Namun setelah melihat sikap pemerintah mendukung kubu Situbondo, kubu Cipete mulai melunak. Dengan kebesaran hati para kiai sepuh, akhirnya kedua kubu dikumpulkan dalam sebuah acara ‘tahlilan’ di rumah KH Hasyim Latief, Ketua PWNU Jawa Timur di Sepanjang, Sidoarjo, 10 September 1984.
Di rumah KH Hasyim Latief itulah lahir sebuah maklumat bersejarah bernama "Maklumat Keakraban" yang ditandatangani tujuh ulama terkemuka: KH As'ad Syamsul Arifin, KH Ali Ma'shum, KH Idham Cholid, KH Machrus Aly, KH Masjkur, KH Saifuddun Zuhri, dan KH Achmad Siddiq. Isi maklumat pada intinya adalah mengakhiri konflik, saling memaafkan, dan bersepakat untuk menyukseskan muktamar ke-27 di Situbondo, Desember 1984. Maka, berakhir sudah pertikaian antardua kubu yang berlangsung 3 tahun lebih itu.
Para kiai sepuh merasa terpanggil terjun langsung mengatasi siatuasi kepemimpinan NU. Kemudian muncul pikiran tentang penggantian sistem pemilihan. Pemilihan langsung dalam menentukan Rais Aam diganti dengan sistem musyawarah para kiai seperti awal berdirinya NU yang dinamakan ahlul halli wal aqdi. Namun dalam sistem ini mutlak diperlukan sosok kiai kharismatik yang bisa menjadi “ahlul aqdi” yang disegani dan dipercaya oleh semua pihak. Beruntung waktu itu ada KH As’ad Syamsul Arifin. Bersama para kiai sepuh lainnya, seperti Kiai Ali Ma’shoem dan Kiai Mahrus Aly, Kiai As’ad memainkan peran dengan sangat baik.
Tidak ada kiai “ahlul aqdi” yang bersedia menjadi Rais Aam. Meraka menyerahkan kepemimpinan organisasi kepada KH Achmad Siddiq.

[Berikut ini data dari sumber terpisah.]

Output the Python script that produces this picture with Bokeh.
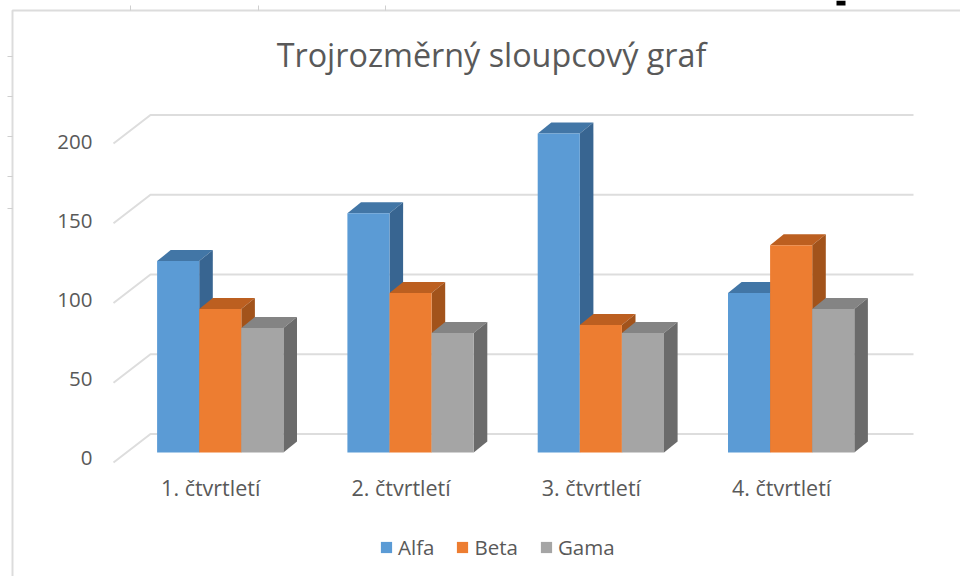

Muktamar 1984 berlangsung sukses. Kiai As’ad kembali ke pesantrennya di Asembagus. Kiai Mahrus Aly memilih menjadi Syuriyah di Jawa Timur saja. Bahkan Kiai Ali’ Ma’shoem sejak awal tidak pernah mau menjadi Rais Aam. Para kiai sepuh ‘ahlul aqdi” kembali ke masyarakat.